The Palio di Siena (known locally simply as Il Palio) is a horse race that is held twice each year, on July 2 and August 16, in Siena, Italy. Ten horses and riders, bareback and dressed in the appropriate colours, represent ten of the seventeen contrade, or city wards. The Palio held on July 2 is named Palio di Provenzano, in honour of the Madonna of Provenzano, who has a church in Siena. The Palio held on August 16 is named Palio dell'Assunta, in honour of the Assumption of Mary.
A magnificent pageant, the Corteo Storico, precedes the race, which attracts visitors and spectators from around the world.
The race itself, in which the jockeys ride bareback, circles the Piazza del Campo, on which a thick layer of dirt has been laid, three times and usually lasts no more than 90 seconds. It is not uncommon for a few of the jockeys to be thrown off their horses while making the treacherous turns in the piazza, and indeed, it is not unusual to see unmounted horses finishing the race without their jockeys.
The earliest known antecedents of the race are medieval. The town's central piazza was the site of public games, largely combative: pugna, a sort of many-sided boxing match or brawl; jousting; and in the 16th century, bullfights. Public races organized by the contrade were popular from the 14th century on; called palii alla lunga, they were run across the whole city.
When the Grand Duke of Tuscany outlawed bullfighting in 1590, the contrade took to organizing races in the Piazza del Campo. The first such races were on buffalo-back and called bufalate; asinate, races on donkey-back, later took their place, while horse racing continued elsewhere. The first modern Palio (called palio alla tonda to distinguish it from the earlier palii alla lunga) took place in 1656.
A SECOND PALIO IN AUGUST
At first, one race was held each year, on July 2. A second, on August 16, was added from 1701, though initially, the August race was run intermittently rather than every year. The August race (il palio dell'Assunta), which coincided with the Feast of the Assumption, was probably introduced "spontaneously" as part of the feasting and celebration associated with this important festival. August 16 was presumably chosen because the other days of the mid-August canonical festival, the 14th and 15th of the month, were already taken up respectively by the Corteo dei Ceri (Procession of the Ceri) and by the census.
The August Palio started out as an extension of the celebrations of the July Palio and was organized and funded by July's winning contrada, though only if the contrada in question could afford it. After 1802, however, organisation and funding the August race became a central responsibility of the city, which removed annual uncertainty over whether or not an August Palio would run.

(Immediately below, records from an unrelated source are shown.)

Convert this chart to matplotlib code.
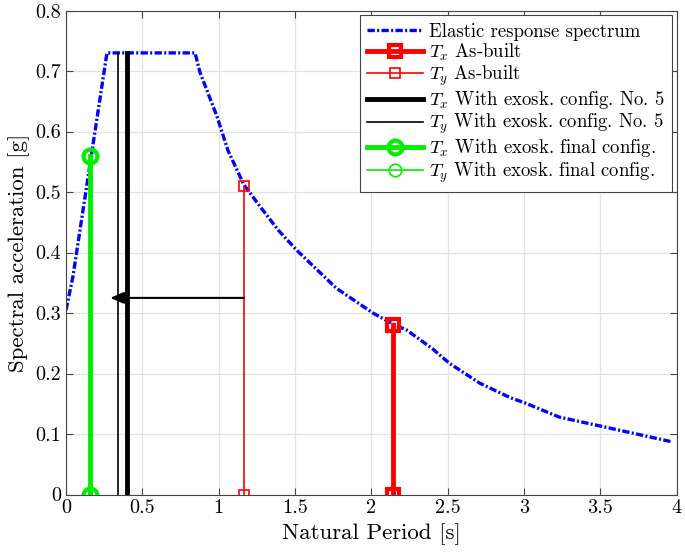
import numpy as np
import matplotlib
matplotlib.use('Agg')
import matplotlib.pyplot as plt

plt.rcParams['font.family'] = 'serif'
plt.rcParams['font.serif'] = ['cmr10']
plt.rcParams['mathtext.fontset'] = 'cm'
plt.rcParams['axes.formatter.use_mathtext'] = True

# Elastic response spectrum
T_spec = [0.0, 0.045, 0.268, 0.845, 0.877, 0.99, 1.06, 1.165, 1.28, 1.39, 1.51,
          1.77, 2.01, 2.14, 2.23, 2.40, 2.51, 2.71, 2.91, 3.01, 3.23, 3.52, 3.71, 3.97]
Sa_spec = [0.305, 0.36, 0.73, 0.73, 0.698, 0.624, 0.569, 0.512, 0.473, 0.437, 0.404,
           0.341, 0.30, 0.282, 0.272, 0.241, 0.217, 0.184, 0.16, 0.151, 0.128, 0.112, 0.1015, 0.087]

# Periods and spectral accelerations
T_asbuilt = [2.14, 1.165]      # Tx, Ty
Sa_asbuilt = [0.28, 0.51]
T_conf5 = [0.40, 0.338]
Sa_conf5 = [0.73, 0.73]
T_final = [0.155, 0.158]
Sa_final = [0.56, 0.56]

arrow_y = 0.325

fig = plt.figure(figsize=(6.85, 5.55), dpi=100)
ax = fig.add_axes([0.0964, 0.109, 0.8916, 0.872])

ax.plot(T_spec, Sa_spec, color='blue', lw=2.4, dashes=(2.2, 0.7, 0.6, 0.7),
        label='Elastic response spectrum')

ax.plot([T_asbuilt[0]] * 2, [0, Sa_asbuilt[0]], color='red', lw=3.5, marker='s',
        ms=9, mfc='none', mew=3, label=r'$T_x$ As-built')
ax.plot([T_asbuilt[1]] * 2, [0, Sa_asbuilt[1]], color='red', lw=1.2, marker='s',
        ms=7, mfc='none', mew=1.2, label=r'$T_y$ As-built')
ax.plot([T_conf5[0]] * 2, [0, Sa_conf5[0]], color='black', lw=3.5,
        label=r'$T_x$ With exosk. config. No. 5')
ax.plot([T_conf5[1]] * 2, [0, Sa_conf5[1]], color='black', lw=1.2,
        label=r'$T_y$ With exosk. config. No. 5')
ax.plot([T_final[0]] * 2, [0, Sa_final[0]], color='#00ee00', lw=3.5, marker='o',
        ms=10, mfc='none', mew=3, label=r'$T_x$ With exosk. final config.')
ax.plot([T_final[1]] * 2, [0, Sa_final[1]], color='#00ee00', lw=1.2, marker='o',
        ms=9, mfc='none', mew=1.2, label=r'$T_y$ With exosk. final config.')

ax.annotate('', xy=(0.29, arrow_y), xytext=(T_asbuilt[1], arrow_y),
            arrowprops=dict(arrowstyle='-|>,head_length=0.8,head_width=0.35',
                            color='black', lw=1.5, shrinkA=0, shrinkB=0))

ax.set_xlim(0, 4)
ax.set_ylim(0, 0.8)
ax.set_xticks(np.arange(0, 4.01, 0.5))
ax.set_xticklabels(['0', '0.5', '1', '1.5', '2', '2.5', '3', '3.5', '4'])
ax.set_yticks(np.arange(0, 0.81, 0.1))
ax.set_yticklabels(['0', '0.1', '0.2', '0.3', '0.4', '0.5', '0.6', '0.7', '0.8'])
ax.grid(True, color='#e3e3e3', lw=0.9)
ax.set_axisbelow(True)
ax.tick_params(direction='in', top=True, right=True, labelsize=14.5, length=5,
               color='#444444')
for s in ax.spines.values():
    s.set_color('#444444')
ax.set_xlabel('Natural Period [s]', fontsize=16.5)
ax.set_ylabel('Spectral acceleration [g]', fontsize=16.5)

leg = ax.legend(loc='upper right', fontsize=13.5, numpoints=1, handlelength=3.0,
                fancybox=False, edgecolor='#444444', framealpha=1,
                borderaxespad=0.25, labelspacing=0.05, handletextpad=0.3,
                borderpad=0.4)
leg.get_frame().set_linewidth(0.8)

fig.savefig('out.png', dpi=100)
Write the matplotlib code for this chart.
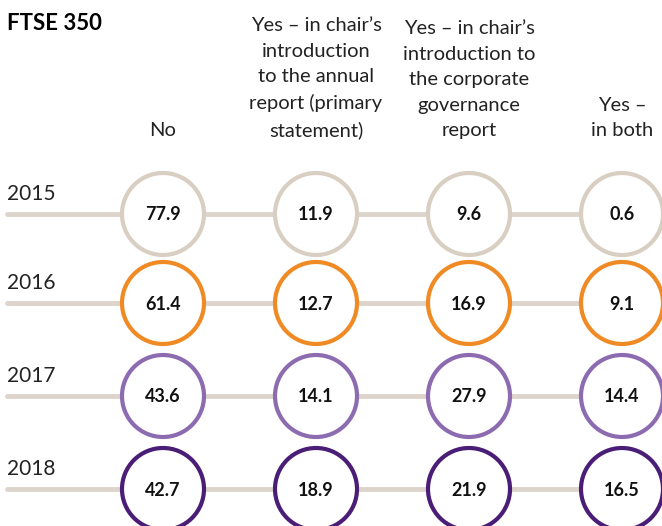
import matplotlib.pyplot as plt
from matplotlib.patches import Circle

years = ["2015", "2016", "2017", "2018"]
columns = ["No",
           "Yes \u2013 in chair\u2019s\nintroduction\nto the annual\nreport (primary\nstatement)",
           "Yes \u2013 in chair\u2019s\nintroduction to\nthe corporate\ngovernance\nreport",
           "Yes \u2013\nin both"]
values = [
    [77.9, 11.9, 9.6, 0.6],
    [61.4, 12.7, 16.9, 9.1],
    [43.6, 14.1, 27.9, 14.4],
    [42.7, 18.9, 21.9, 16.5],
]
ring_colors = ["#d8cec2", "#f08a24", "#8c6bb1", "#4a1d77"]
line_color = "#ddd5cb"

plt.rcParams['font.family'] = ['Lato', 'DejaVu Sans']

fig = plt.figure(figsize=(6.62, 5.26), dpi=100)
ax = fig.add_axes([0, 0, 1, 1])
ax.set_xlim(0, 662)
ax.set_ylim(526, 0)
ax.axis('off')

col_x = [163, 316, 469, 622]
row_y = [214, 303, 396, 489]
r = 41

ax.text(7, 23, "FTSE 350", fontsize=16, fontweight='bold', va='center', ha='left')

# column headers, bottom-aligned above the first row
for x, label in zip(col_x, columns):
    ax.text(x, 139, label, fontsize=14.5, ha='center', va='bottom',
            linespacing=1.6, color='#222222')

for i, year in enumerate(years):
    y = row_y[i]
    ax.plot([7, 662], [y, y], color=line_color, lw=3.5, solid_capstyle='round', zorder=1)
    ax.text(7, y - 20, year, fontsize=15, ha='left', va='center', color='#222222')
    for j, x in enumerate(col_x):
        ax.add_patch(Circle((x, y), r, facecolor='white', edgecolor=ring_colors[i],
                            lw=3, zorder=2))
        ax.text(x, y + 1, f"{values[i][j]:.1f}", fontsize=13, fontweight='bold',
                ha='center', va='center', color='#111111', zorder=3)

fig.savefig('out.png', dpi=100)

It was originated in 1581 on August 15.
THE RACE TODAY
The first race (Palio di Provenzano) is held on July 2, which is both the Feast of the Visitation and the date of a local festival in honour of the Madonna of Provenzano (a painting once owned by the Sienese leader Provenzano Salvani, which was supposed to have miraculous curative power). The second race is held on August 16 (Palio dell'Assunta), the day after the Feast of the Assumption, and is likewise dedicated to the Virgin Mary. After exceptional events (example the Apollo 11 moon landing) and on important anniversaries (example the centennial of the Unification of Italy), the Sienese community may decide to hold a third Palio between May and September. The most recent was in 2000 to mark the millennium.
The field consists of ten horses, so not all seventeen contrade can take part in the Palio on any occasion. The seven contrade that did not take part in that month of the previous year are automatically included; three more are chosen by draw (twice a year, in the last days of May and at the beginning of July). Private owners (among them, some jockeys) offer the pick of their stables, selected during the year after trial races, other Palio races in Italy and veterinary examination, from which main representatives of the participating contrade, the Capitani, choose ten of approximately equal quality, three days before the race. A lottery then determines which horse will run for each contrada. Six trial races are run, the first on the evening of the horse selection and the last on the morning before the Palio. The devout residents of each contrada, known as contradaioli, invoke the sacred aid of their patron saint for their horse and jockey.